# Regular expression search (1)

## for finding patterns in strings

by Koenraad De Smedt at UiB

---
Searching for patterns is a basic need in data science.

Strings can be searched and manipulated by means of a regular expression (*RE* or *regex*) which expresses a character pattern, such as, *a sequence of four alphanumeric characters followed by an exclamation mark or question mark.*

This notebook demonstrates how to:

1.   Search for a match to a pattern in a string
2.   Use constructions for alternatives, optionality and wildcards.

For more information on regular expressions and their use for NLP, read ➜ Jurafsky & Martin, *Speech and Language Processing, 3rd ed.*, Ch. 2: [Regular Expressions, Text Normalization, Edit Distance](https://web.stanford.edu/~jurafsky/slp3/2.pdf). However, note that there are a few system dependent conventions. Jurafsky & Martin use slashes to delimit regular expressions, but in Python they are simply strings.

See also the [documentation of Python regular expression operations](https://docs.python.org/3/library/re.html) and the [Python regular expression howto](https://docs.python.org/3/howto/regex.html).

---

In order to use regular expressions in Python, we import the `re` module. Let's also make an example string in which we will search various patterns.

In [None]:
import re

verses = '''My bounty is as boundless as the sea,
My love as deep; the more I give to thee,
The more I have, for both are infinite.'''

## Search for a pattern match

The `re.search` function searches for a regular expression in a string. It returns a match object containing the start and end points of the *first* match and the matching part of the string. If no match is found, the function returns `None`. The simplest regex is a string of regular characters. Note that search is case-sensitive.

In [None]:
print(re.search('My love', verses))
print(re.search('my love', verses))

### Alternatives in patterns

Some characters have a special meaning in a regular expression. The vertical bar `|` indicates alternatives (a disjunction). The following looks for either of two alternative strings and the search is successful as soon as one of them is found.

In [None]:
print(re.search('My love|My bounty', verses))

Use parentheses for making a group. The following makes a group of two alternatives. It is equivalent to the previous search, but more compact.

In [None]:
print(re.search('My (love|bounty)', verses))

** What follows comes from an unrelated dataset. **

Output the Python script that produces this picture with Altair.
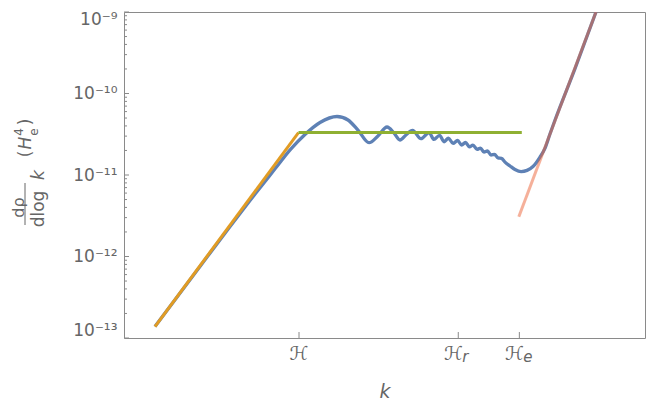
import math
import altair as alt
import pandas as pd

# ---- data (x = log k in arbitrary units, y = value) ----
blue_u = [0.177, 0.434, 0.606, 0.749, 0.863, 0.949, 1.034, 1.12, 1.217, 1.28,
          1.337, 1.4, 1.451, 1.503, 1.543, 1.577, 1.611, 1.649, 1.697, 1.743,
          1.771, 1.803, 1.829, 1.854, 1.88, 1.906, 1.929, 1.951, 1.974, 1.994,
          2.017, 2.037, 2.057, 2.077, 2.097, 2.117, 2.137, 2.157, 2.177, 2.206,
          2.234, 2.269, 2.303, 2.337, 2.377, 2.406, 2.434, 2.463, 2.577, 2.697]
blue_v = [1.38e-13, 7.53e-13, 2.33e-12, 5.85e-12, 1.19e-11, 2.03e-11, 3.14e-11, 4.41e-11, 5.22e-11, 4.73e-11,
          3.56e-11, 2.49e-11, 3.01e-11, 3.88e-11, 3.27e-11, 2.69e-11, 3.10e-11, 3.52e-11, 2.79e-11, 3.32e-11,
          2.73e-11, 3.06e-11, 2.56e-11, 2.84e-11, 2.44e-11, 2.65e-11, 2.33e-11, 2.51e-11, 2.21e-11, 2.33e-11,
          2.06e-11, 2.14e-11, 1.91e-11, 1.97e-11, 1.76e-11, 1.79e-11, 1.62e-11, 1.60e-11, 1.44e-11, 1.29e-11,
          1.17e-11, 1.10e-11, 1.14e-11, 1.27e-11, 1.66e-11, 2.14e-11, 3.18e-11, 4.73e-11, 2.02e-10, 1.0e-9]

orange_u = [0.177, 0.997]
orange_v = [1.38e-13, 3.32e-11]

green_u = [0.997, 2.273]
green_v = [3.32e-11, 3.32e-11]

salmon_u = [2.256, 2.697]
salmon_v = [3.08e-12, 1.0e-9]

x_tick_vals = [1.0, 1.91, 2.259]
x_tick_subs = ["", "r", "e"]

y_major = [1e-13, 1e-12, 1e-11, 1e-10, 1e-9]
y_major_labels = ["10\u207b\u00b9\u00b3", "10\u207b\u00b9\u00b2", "10\u207b\u00b9\u00b9",
                  "10\u207b\u00b9\u2070", "10\u207b\u2079"]
y_minor = [m * 10.0 ** e for e in range(-13, -9) for m in range(2, 10)]

X_DOMAIN = [0, 2.977]
Y_DOMAIN = [1e-13, 1e-9]

GRAY = "#666666"
FRAME = "#8a8a8a"
FONT = "DejaVu Sans"


def y_label_expr():
    s = "''"
    for v, lab in reversed(list(zip(y_major, y_major_labels))):
        s = f"abs(log(datum.value)/LN10 - ({math.log10(v):.3f})) < 0.01 ? '{lab}' : ({s})"
    return s


x_enc = alt.X("u:Q", scale=alt.Scale(domain=X_DOMAIN, nice=False, zero=False),
              axis=alt.Axis(values=x_tick_vals, labels=False, title="k",
                            titleFontStyle="italic", titleFontWeight="normal",
                            titleFontSize=19, titleFont=FONT, titleColor=GRAY,
                            titleY=59, titleBaseline="alphabetic"))
y_enc = alt.Y("v:Q", scale=alt.Scale(type="log", domain=Y_DOMAIN, nice=False),
              axis=alt.Axis(values=y_major, labelExpr=y_label_expr(), title=None,
                            labelPadding=7, labelFontSize=17,
                            labelFlush=True, labelFlushOffset=1))


def line(us, vs, color, width=3.0, opacity=1.0, interp="linear"):
    df = pd.DataFrame({"u": us, "v": vs})
    return alt.Chart(df).mark_line(color=color, strokeWidth=width, opacity=opacity,
                                   interpolate=interp, clip=True).encode(x=x_enc, y=y_enc)


blue = line(blue_u, blue_v, "#5E81B5", 3.3, interp="monotone")
orange = line(orange_u, orange_v, "#E19C24", 3.0)
green = line(green_u, green_v, "#8FB032", 3.0)
salmon = line(salmon_u, salmon_v, "#EB6235", 3.0, opacity=0.5)

# inward ticks
ymaj_ticks = alt.Chart(pd.DataFrame({"v": y_major})).mark_rule(color=FRAME, strokeWidth=1).encode(
    y=y_enc, x=alt.value(0), x2=alt.value(5))
ymin_ticks = alt.Chart(pd.DataFrame({"v": y_minor})).mark_rule(color=FRAME, strokeWidth=1).encode(
    y=y_enc, x=alt.value(0), x2=alt.value(3))
x_ticks = alt.Chart(pd.DataFrame({"u": x_tick_vals})).mark_rule(color=FRAME, strokeWidth=1).encode(
    x=x_enc, y=alt.value(326), y2=alt.value(320))

# x tick labels: script H with optional subscript
xlab_df = pd.DataFrame({"u": x_tick_vals, "sub": x_tick_subs})
xlab_plain = alt.Chart(xlab_df).transform_filter("datum.sub == ''").mark_text(
    text="\u210b", font=FONT, fontSize=19, color=GRAY, align="center", baseline="alphabetic"
).encode(x=x_enc, y=alt.value(348))
xlab_main = alt.Chart(xlab_df).transform_filter("datum.sub != ''").mark_text(
    text="\u210b", font=FONT, fontSize=19, color=GRAY, align="center", baseline="alphabetic", dx=-5
).encode(x=x_enc, y=alt.value(348))
xlab_sub = alt.Chart(xlab_df).transform_filter("datum.sub != ''").mark_text(
    font=FONT, fontSize=15, color=GRAY, align="left", baseline="alphabetic", dx=4, fontStyle="italic"
).encode(x=x_enc, y=alt.value(350), text="sub:N")

one = pd.DataFrame({"a": [0]})


def txt(t, x, y, size=17, style="normal"):
    return alt.Chart(one).mark_text(text=t, angle=270, font=FONT, fontSize=size, fontStyle=style,
                                    color=GRAY, align="center", baseline="middle").encode(
        x=alt.value(x), y=alt.value(y))


title_parts = [
    txt("d\u03c1", -105, 195.5, 16),
    txt("dlog", -85, 197, 17),
    txt("k", -85, 163, 17, "italic"),
    txt("(", -98, 142, 17),
    txt("H", -98, 131, 17, "italic"),
    txt("4", -105, 120, 12),
    txt("e", -90, 120, 12),
    txt(")", -98, 110, 17),
]
bar = alt.Chart(one).mark_rule(color=GRAY, strokeWidth=1).encode(
    x=alt.value(-99), y=alt.value(171), y2=alt.value(213))

chart = alt.layer(ymin_ticks, ymaj_ticks, x_ticks, blue, orange, green, salmon,
                  xlab_plain, xlab_main, xlab_sub, bar, *title_parts).properties(
    width=521, height=326,
    autosize=alt.AutoSizeParams(type="none"),
    padding={"left": 116, "top": 4, "right": 1, "bottom": 65},
).configure_view(stroke=FRAME, strokeWidth=1).configure_axis(
    domain=False, ticks=False, grid=False, labelFont=FONT, labelColor=GRAY, tickSize=0
)

chart.save("out.html", embed_options={"renderer": "svg", "actions": False})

Square brackets contain a list of alternative *characters*. The regex `'[Aa] '` matches an *A* or *a* followed by a space. The first match is returned.

In [None]:
print(re.search('[Mm]y ', verses))

When there is no match, `None` is returned.

In [None]:
print(re.search('[Xx]y ', verses)) # will not be found

Between square brackets, the hyphen indicates a *span* of alternative characters. The following looks for a character in the range *A* to and including *Z* or *a* to and including *z*.

In [None]:
print(re.search('[A-Za-z]y ', verses))

### Optionality and wildcards

The question mark indicates optional patterns. Note that the longest match is returned

In [None]:
print(re.search('(in)?finite', verses))
print(re.search('bound(less)? ?', verses))

A dot (period) in a regex stands for an arbitrary character, except a newline.

In [None]:
print(re.search('.s', verses))

The Kleene star `*` matches the previous expression 0 or more times.

In [None]:
print(re.search(' as ..* as ', verses))

The plus sign `+` matches the previous expression 1 or more times.

In [None]:
print(re.search(' as .+ as ', verses))

### Character classes

If you want to make sure to match words or non-words, use character classes.

`\w` is a word character (alphanumeric and underline).

`\W` is a non-word character (opposite of \w).

So, the following looks for two occurrences of *as*, with a delineated word in between them.

In [None]:
print(re.search('\Was\W\w+\Was\W', verses))

If you want to match a literal period, use `\.`

Note: In cases where the Python meaning of `\` in a string literal might interfere with its meaning in a regular expression, one might prefer a [*raw* string preceded by `r`](https://docs.python.org/3/library/re.html#raw-string-notation). In practice, this seems necessary only in substitutions (see the notebook on Regex substitution).

In [None]:
print(re.search('in.*\.', verses))

Between square brackets, the period and other special characters do not need to be escaped. The following finds all sequences containing one or more characters matching period, semicolon, exclamation mark or question mark.

In [None]:
punctuation = '[.;!?]+'
print(re.search(punctuation, verses))

### Matching newlines

Normally, the dot (wildcard) does not match newlines.

In [None]:
print(re.search(',.+,', verses))

If you want the period to match newlines anyway, use re.DOTALL as an extra argument. Note that the longest possible match is returned.

In [None]:
print(re.search(';.+\,', verses, re.DOTALL))

### Exercises

1.  Check if the text contains two vowels after each other.
2.  Check if the text contains a comma followed by a space or newline.